Le refus de certains immigrants d'adhérer aux valeurs d'ici préoccupe une très forte majorité de Québécois, selon le dernier sondage CROP-La Presse, qui montre l'importance que prend le fondamentalisme religieux dans l'esprit de la population. Et malgré les nuances que tente d'apporter le premier ministre Couillard, la plupart s'inquiètent des problèmes de sécurité que pourrait poser l'intégrisme.

Intégrisme et sécurité

Deux Québécois sur trois s'inquiètent «beaucoup» ou «assez» de la possibilité que l'intégrisme religieux puisse menacer «la sécurité au Québec», selon l'étude de CROP.

La proportion montre à 75% chez les répondants de plus de 55 ans. Seuls 43% des participants anglophones et des allophones pensent la même chose.
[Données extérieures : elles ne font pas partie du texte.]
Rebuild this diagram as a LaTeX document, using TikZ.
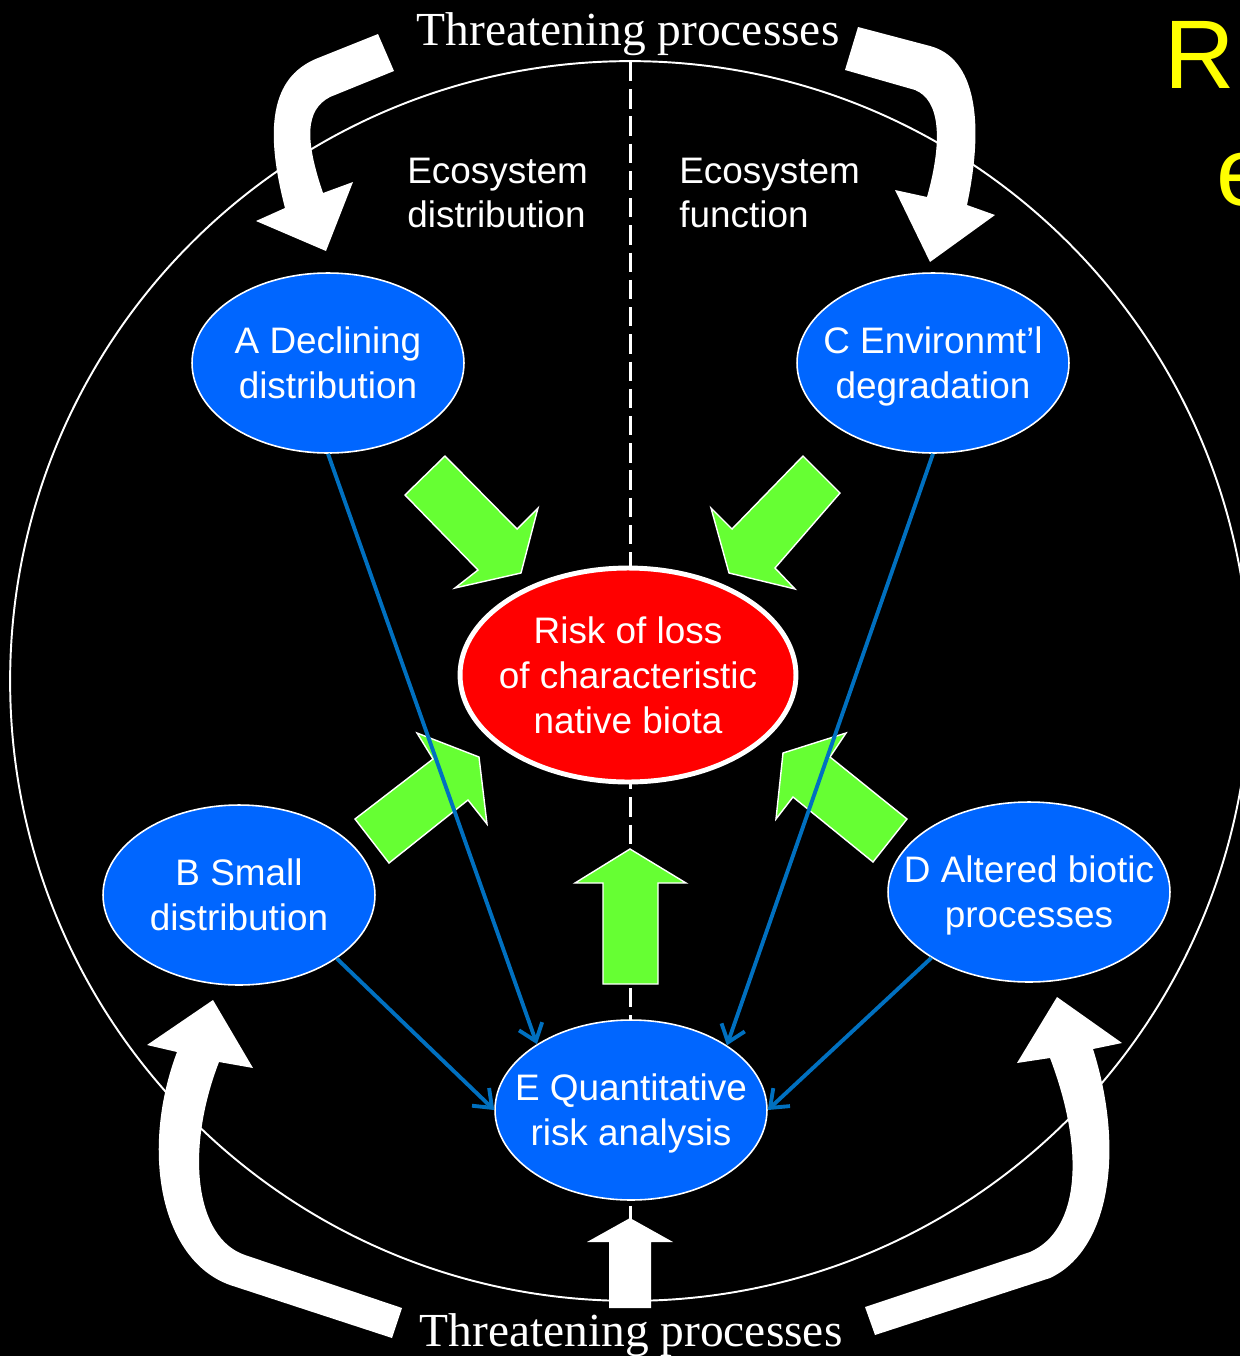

Pour Youri Rivest, de la maison CROP, la population ne fait pas les nuances que propose Philippe Couillard, qui a dit respecter l'«intégrisme» en tant que «choix personnel», mais pas l'«extrémisme». «Selon moi, les gens prennent ça comme des synonymes. On aurait eu des résultats similaires» peu importe l'expression utilisée, a ajouté M. Rivest.

Un filon pour le PQ

Selon le coup de sonde, le thème est porteur pour le Parti québécois (PQ). Ses électeurs seraient les plus nombreux (84%) à faire le lien entre intégrisme et menace sécuritaire, contre 63% des répondants libéraux et 58% des solidaires.

Les troupes péquistes ont déjà commencé à taper sur ce clou en attaquant les déclarations de M. Couillard sur ce sujet, puis en s'en prenant à la ministre Kathleen Weil, qui s'était déclarée disposée à accueillir un intégriste dans son cabinet. Elle s'était reprise par la suite.

Crise d'identité

Le fameux débat sur les accommodements raisonnables n'est pas terminé, selon la maison CROP. Le Québec demeure en crise d'identité.

Son coup de sonde suggère que 85% des Québécois s'inquiètent du «refus de certains immigrants d'adopter les valeurs canadiennes et québécoises», une quasi-unanimité. Seuls 5% des répondants ont dit que le phénomène ne les préoccupe pas «du tout».

«C'est beaucoup», a indiqué Youri Rivest. Cette question ne concernait pas «la menace réelle de violence», fait-il remarquer. «C'est la peur que les immigrants vont modifier nos valeurs. C'est plus une guerre de valeurs qu'une guerre armée ou de terrorisme.»

Rejet des accommodements

Quant aux accommodements en tant que tels, ils inquiètent 79% des répondants. Ceux de la grande région de Québec s'en font particulièrement, surtout ceux qui ont plus de 55 ans.

Le thème est gravé dans l'esprit des Québécois au point qu'il inquiète exactement autant que la possibilité que des actes terroristes soient commis sur le territoire (79%) ou que des jeunes soient convertis pour en faire des combattants à l'étranger (79%).

Selon Youri Rivest, il faut toutefois distinguer l'inquiétude de nature politique associée aux accommodements religieux de l'inquiétude sécuritaire liée aux actes terroristes.

Appui à la charte

Près d'un an après la défaite du gouvernement péquiste de Pauline Marois, un Québécois sur deux (51%) continue d'appuyer l'idée d'une charte «sur la laïcité de l'État», selon le coup de sonde de CROP.

«La Charte, c'est vu comme la réponse [aux inquiétudes], a indiqué M. Rivest. C'est le pouvoir qui mettrait son pied à terre et qui tracerait la ligne, qui dirait jusqu'où la société d'accueil va s'ouvrir ou pas.»

Les répondants péquistes sont les plus nombreux dans ce camp, avec 77% d'appuis, contre 38% des répondants qui comptent voter pour le Parti libéral du Québec (PLQ). L'idée d'une Charte s'attirerait beaucoup d'appui dans la région de Québec, alors qu'elle est rejetée par une pluralité de répondants non francophones.